Le mouvement mexicain "Stop Trump" est à l'origine d'une nouvelle fresque dans l'Etat du Mexique (centre du pays) où l'on voit le candidat à la Maison Blanche décapiter la Statue de la liberté. © AFP

« Trump sape les normes et les institutions démocratiques aux Etats-Unis »

Le Vif

Deux mois après son élection et à quelques jours de son investiture, Donald Trump continue de s’intéresser à des sujets très éloignés des préoccupations présidentielles, s’exprimant sur des futilités ou réglant des comptes personnels.

Vendredi, Donald Trump a moqué Arnold Schwarzenegger pour avoir attiré beaucoup moins de monde que lui lors de sa première aux commandes de « Celebrity Apprentice », l’émission de téléréalité piloté jusqu’en 2015 par le président élu.

« Wow, les chiffres sont tombés et Arnold Schwarzenegger a été +submergé+ (ou détruit) en comparaison de la machine à audimat, DJT », a réagi sur Twitter le milliardaire, en finissant par ses initiales.

« On s’en fiche », a-t-il écrit dans un second message, « il a soutenu (John) Kasich & (Hillary) Clinton ».

Les audiences de l’émission ont plongé de 21% par comparaison au premier épisode de la 14ème saison, la dernière de Donald Trump, diffusé en janvier 2015.

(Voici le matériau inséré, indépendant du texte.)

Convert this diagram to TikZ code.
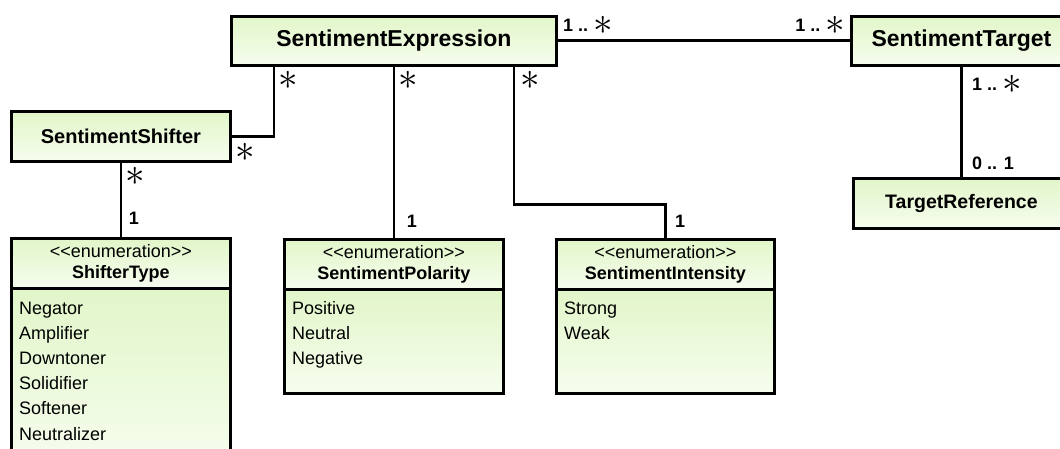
\documentclass[tikz,border=0pt]{standalone}
\usepackage{fontspec}
\usepackage{graphicx}
\setmainfont{Liberation Sans}[Ligatures=TeXOff]
\usetikzlibrary{calc}
\definecolor{umltop}{HTML}{E2F6C9}
\definecolor{umlbot}{HTML}{F6FDEE}
% thin six-armed multiplicity star
\newcommand{\many}{{\fontsize{10}{12}\selectfont\raisebox{-3pt}{\scalebox{3.9}{$\ast$}}}}
\begin{document}
\begin{tikzpicture}[x=1pt,y=-1pt,
  umlbox/.style={draw=black, line width=2.8pt, top color=umltop, bottom color=umlbot,
    inner sep=0pt, anchor=north west},
  classname/.style={umlbox, font=\fontsize{20}{24}\selectfont\bfseries},
  enumhead/.style={umlbox, align=center, font=\fontsize{18}{21}\selectfont},
  enumitem/.style={anchor=base west, inner sep=0pt, font=\fontsize{18}{21}\selectfont},
  assoc/.style={line width=2.8pt},
  mult/.style={inner sep=0pt, font=\fontsize{18}{21}\selectfont\bfseries},
  starlbl/.style={inner sep=0pt}
]
\useasboundingbox (0,0) rectangle (1060,449);
\clip (0,0) rectangle (1060,449);

% classes
\node[classname, minimum width=325pt, minimum height=49pt,
      font=\fontsize{23}{27}\selectfont\bfseries] (expr) at (230,15) {SentimentExpression};
\node[classname, minimum width=220pt, minimum height=49pt,
      font=\fontsize{23}{27}\selectfont\bfseries] (target) at (850,15) {SentimentTarget};
\node[classname, minimum width=216pt, minimum height=50pt,
      font=\fontsize{19.5}{23}\selectfont\bfseries] (tref) at (852,177) {TargetReference};
\node[classname, minimum width=219pt, minimum height=50pt] (shifter) at (10,110) {SentimentShifter};

% enumerations: header compartment and literal compartment
\node[enumhead, minimum width=219pt, minimum height=50pt] (stypeh) at (10,237)
  {<<enumeration>>\\\textbf{ShifterType}};
\node[umlbox, minimum width=219pt, minimum height=180pt] (stype) at (10,287) {};
\node[enumhead, minimum width=219pt, minimum height=50pt] (polh) at (283,238)
  {<<enumeration>>\\\textbf{SentimentPolarity}};
\node[umlbox, minimum width=219pt, minimum height=104pt] (pol) at (283,288) {};
\node[enumhead, minimum width=218pt, minimum height=50pt] (inth) at (555,238)
  {<<enumeration>>\\\textbf{SentimentIntensity}};
\node[umlbox, minimum width=218pt, minimum height=104pt] (int) at (555,288) {};

% enumeration literals
\foreach \t [count=\i from 0] in {Negator,Amplifier,Downtoner,Solidifier,Softener,Neutralizer}
  \node[enumitem] (st\i) at (19,314+25.2*\i) {\t};
\foreach \t [count=\i from 0] in {Positive,Neutral,Negative}
  \node[enumitem] (po\i) at (292,314+25*\i) {\t};
\foreach \t [count=\i from 0] in {Strong,Weak}
  \node[enumitem] (in\i) at (564,314+25*\i) {\t};

% associations
\draw[assoc] (shifter.east) -| ([xshift=44pt]expr.south west);
\draw[assoc] (polh.north) -- (polh.north |- expr.south);
\draw[assoc] ([xshift=284pt]expr.south west) -- ++(0,138) -| (inth.north);
\draw[assoc] (shifter.south) -- (stypeh.north);
\draw[assoc] (expr.east) -- (target.west);
\draw[assoc] (target.south) -- (tref.north);

% multiplicities
\node[starlbl] (m1) at (288,80) {\many};
\node[starlbl] (m2) at (408,80) {\many};
\node[starlbl] (m3) at (530,80) {\many};
\node[starlbl] (m4) at (245,152) {\many};
\node[starlbl] (m5) at (135,176) {\many};
\node[mult] (m6) at (134,218) {1};
\node[mult] (m7) at (412,221) {1};
\node[mult] (m8) at (680,221) {1};
\node[mult, anchor=west] (m9) at (563,25) {1 ..\ \many};
\node[mult, anchor=east] (m10) at (845,25) {1 ..\ \many};
\node[mult, anchor=west] (m11) at (972,84) {1 ..\ \many};
\node[mult, anchor=west] (m12) at (972,163) {0 .. 1};
\end{tikzpicture}
\end{document}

L’écart d’audience est passé quasiment inaperçu, avant que le président élu ne choisisse de le relever.

Au passage, le président élu a critiqué le personnage central d’une émission dont il est pourtant encore le producteur exécutif, quitte à menacer ses propres intérêts économiques.

Après s’en être pris au New York Times, assurant notamment à tort que ses ventes avaient chuté, au magazine Vanity Fair, proférant les mêmes assertions sans fondement, à l’émission satirique Saturday Night Live ou à la chaîne CNN, entre autres, Donald Trump continue à régler ses comptes publiquement sans retenue.

« Les gens ont dit qu’après son élection, il allait se comporter de manière plus présidentielle », rappelle Daniel Kreiss, professeur à l’université de Caroline du Nord. « Et nous voilà plusieurs mois après et il n’a pas bougé d’un iota. »

« Je n’ai aucune raison de penser que cela va changer » après son investiture, ajoute-t-il.

Pour David Lewis, professeur à l’université de Vanderbilt (Tennessee), « le fait que le président donne son avis sur des sujets qui n’ont pas grand chose à voir avec la politique peut avoir un effet sur l’opinion ».

« Il y a un vrai danger de surexposition, qui fatigue les gens et pourrait les rendre moins réceptifs », dit-il.

Les dirigeants cherchent généralement plutôt à maîtriser la parole publique, sur la forme comme sur la quantité, pour préserver la portée de leur message, rappelle-t-il.

Sape des institutions démocratiques

Avant Donald Trump, Barack Obama a incontestablement été le premier président de l’ère des réseaux sociaux. Depuis 2007, il a tweeté plus de 15.000 fois, soit plus de quatre fois par jour en moyenne.

Mais le président sortant s’appuie sur une équipe dédiée et il est « très rare » qu’il tweete lui-même, souligne Daniel Kreiss, chaque message écrit de sa main étant identifié par les intiiales « BO ».

Le ton employé par Donald Trump sur son compte est aussi souvent sensiblement différent, beaucoup plus offensif, animé et personnel que celui de Barack Obama.

Les points d’exclamation et les mots en majuscule y reviennent à profusion, le vocabulaire allant lui régulièrement au-delà des limites de la parole politique traditionnelle, a fortiori pour un dirigeant élu.

Les médias y sont qualifiés de « malhonnêtes », le sénateur démocrate Chuck Schumer de « clown », après avoir été salué comme « beaucoup plus intelligent » que son collègue Harry Reid, et l’homme d’affaire y porte des accusations de fraude électorale non étayées.

« Cela ne semble pas être dans sa nature de réfléchir à deux fois à ce qu’il sort et aux raisons qu’il a de le faire », analyse Daniel Kreiss.

Pour lui, cette approche se retrouve également dans la désinvolture avec laquelle le président élu semble traiter la question des conflits d’intérêt.

« Dans presque tous les domaines, Trump sape les normes et les institutions démocratiques aux Etats-Unis », résume-t-il.

L’universitaire s’inquiète d’ailleurs, pour cette raison, beaucoup moins des tweets sans rapport avec la fonction de président que des autres.

L’absence de filtre du candidat Trump, notamment sur les réseaux sociaux, a plu aux électeurs, mais les enjeux ne sont plus les mêmes et le monde entier est à l’écoute, désormais.

« Les risques du discours informel sont très élevés en politique étrangère », prévient David Lewis, « mais le président élu ne semble pas s’en préoccuper ».